あいうべ体操と、マスクのこと
久しぶりに整体の話。(掲載の承諾いただいています)
40代女性。その日の症状のひとつは、「2,3日前から歯が痛む」というものでした。
虫歯のような、でも歯茎のような。かみしめると左奥歯が痛む。
仕事上の姿勢の影響もあり、左上半身には普段から負担がかかっています。
頸の状態や、慢性疾患などその他の条件も様々ありますが、ここでは表情筋の話をします。
患者さんの顔を触ると、人により、その日により、ほほおーと思うくらい違う時があります。
経験的に、表情筋の硬さは、認識されている以上にいろんなことかかわるように思います。
目の疲れ、目の開き具合。
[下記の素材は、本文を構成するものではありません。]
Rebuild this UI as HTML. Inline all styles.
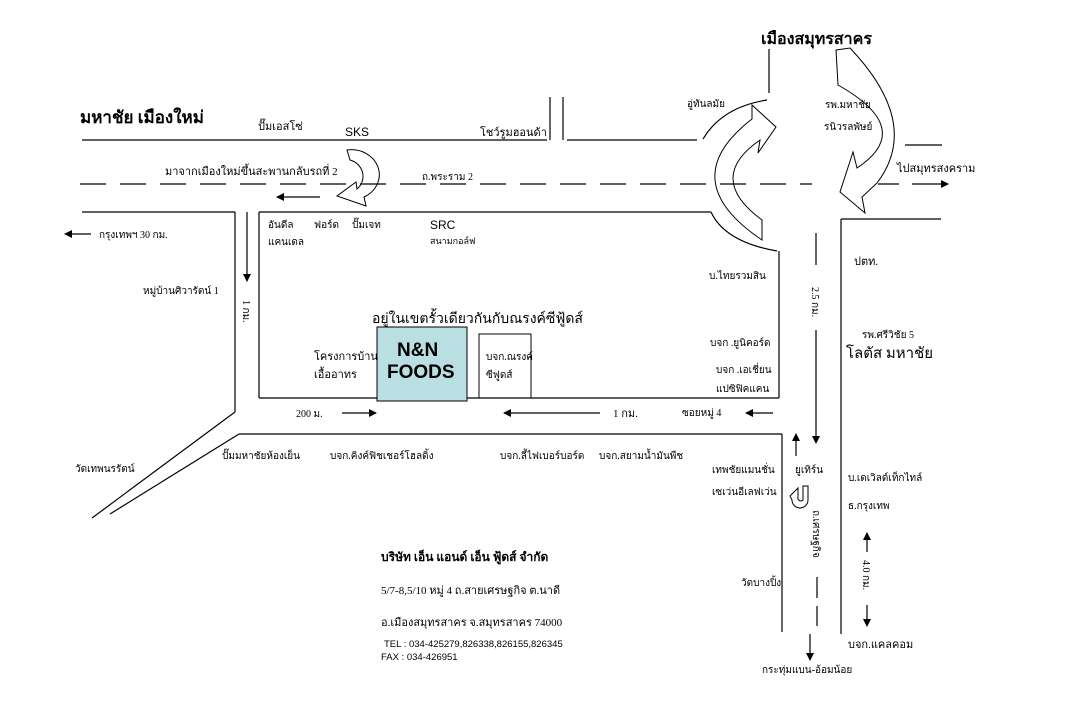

見え方。
鼻が通る通らない、鼻呼吸ができる、歯が痛む。
耳閉感。耳鳴り。もちろん頭痛。
施術終わったとたんに、「目が開くようになった!」「明るくみえるようになった!」
「あんたのしわまでよく見える~」なんて言われたこともあります。見るなよ~(汗)
「朝目が覚めると、口が渇く」と言われて、その他の状況も併せて、
口が渇く→口を開けて寝ている→鼻呼吸ができていない、と判断し
があーっとカオをほぐして、次の日からOKだった、ということもあります。
(一概に言えるわけではありません!)
さて
この方の場合、頸・アタマとあわせてカオが和らぐと、症状はだいぶ良くなりました。
気になって術後を確かめると
後からずいぶん楽になった。翌朝また痛んだが、≪あいうべ体操≫をしたらよくなった。
そしてその次の日、仕事でしゃべりまくったら治った、とのことでした。
ここで書きたいことが二つあります
① この患者さんには、その他理由もあり、「あいうべ体操」を案内してきました。この体操、表情筋やら口の周りの筋肉やらをしっかりと動かしてもらうものですが、口呼吸の改善に非常に効果がある、と思っています。
私自身、実感しているのは、体操の後数分で鼻が通りやすくなること。そして、寝る前にしっかりすると、翌朝の口の臭いが気にならなくなることです。
今回、特に効果を実感できて、今後とも自己管理に生かしていただければ嬉しいです。
鼻呼吸ができることで治る疾患って、もっと叫ばれてよいんじゃないかしら。
②マスクについて。
同じ理由で、マスクを付ける人が昨今増えていることを、疑問視しています。
マスクには功罪があるからです。
面白いのはこの方が、「風邪気味で2,3日前から、マスクをしていた」というのです。
マスクは、もちろん罹患予防・拡散予防に効果があります。
でも本来は、ヒトの体には「自家製マスク」鼻があります。
マスクをすることで、逆に鼻の機能を弱めてしまう場合もある。
マスクに頼っちゃうんですよね。マスクの奥で口呼吸が癖になってしまっては、本末転倒だと思う。
人前に出るときにマスクをすると、ある意味ヒジョーに楽です。化粧はともかく、表情に気をつかわなくて済むから、というのもその理由のひとつではないかな。
意識して表情筋を保つ必要が、薄れてしまう。
インフルエンザ予防だのなんだのと、学校でも職場でも、何でもかんでもマスク、マスク・・・それって、ハナから(洒落じゃないよ)鼻呼吸することを放棄してるんじゃないかな?
本来鼻は、外部からの侵入予防、温度調整という機能があるはず。せめて学校では、マスクをつけろという前に、鼻呼吸の必要性なり指導なりをするべきじゃないかしら。
(実際に、あいうべ体操を導入して、インフルエンザの罹患率を下げている学校もあります)
参観会に行って、先生が教壇にマスク姿で立っているのを見て、がっかりしたこともあります・・・
きっと寄席や演劇でも、観客席にマスク姿が増えて、反応が見えずやりにくいんじゃないかしら。
いや、そのうちマスクでリサイタルする歌手が出るかもしれん・・・
前出の患者さんが、たくさんしゃべって症状が改善したのは、そういう理由と思いますが
逆に営業の方で、オッ!というほど表情筋が固い方もいました。それはそれで、普段から固めているんだろうなあ。